François Jolivet (born 21 March 1966) is a French politician of La République En Marche! (LREM) who was elected to the French National Assembly on 18 June 2017, representing the department of Indre.

==Political career==
From 1995 to his election as parliamentarian in 2017, Jolivet was the mayor Saint-Maur as a member of the Union for a Popular Movement and then the Miscellaneous right.

In parliament, Jolivet serves on the Finance Committee. In addition to his committee assignments, he is a member of the French-Russian Parliamentary Friendship Group and of the French delegation to the Parliamentary Assembly of the Organization for Security and Co-operation in Europe (OSCE).

==Political positions==
In July 2019, Jolivet decided not to align with his parliamentary group's majority and became one of 52 LREM members who abstained from a vote on the French ratification of the European Union’s Comprehensive Economic and Trade Agreement (CETA) with Canada.

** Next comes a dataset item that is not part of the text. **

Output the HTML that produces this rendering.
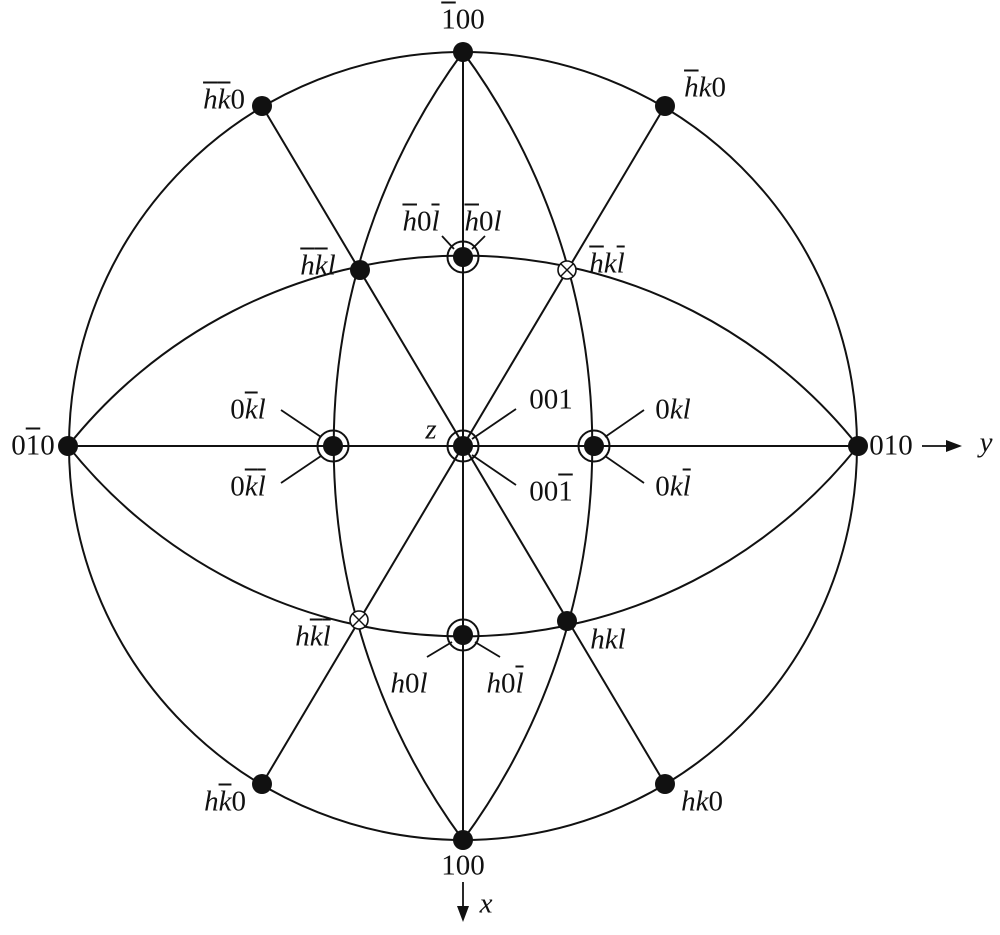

In early 2019, together with around twenty other LREM members, Jolivet proposed to re-establish a solidarity tax on wealth, which had been abolished the previous year.

In 2021, Jolivet sponsored legislation aimed at prohibiting the use of gender-neutral language in government publications, arguing that it "blurs the message and complicates the learning of the French language."

In February 2022, Jolivet went against the party line again and was one of six LREM legislators who supported the Republicans’ motion for a ban on wearing hijabs in sports competitions.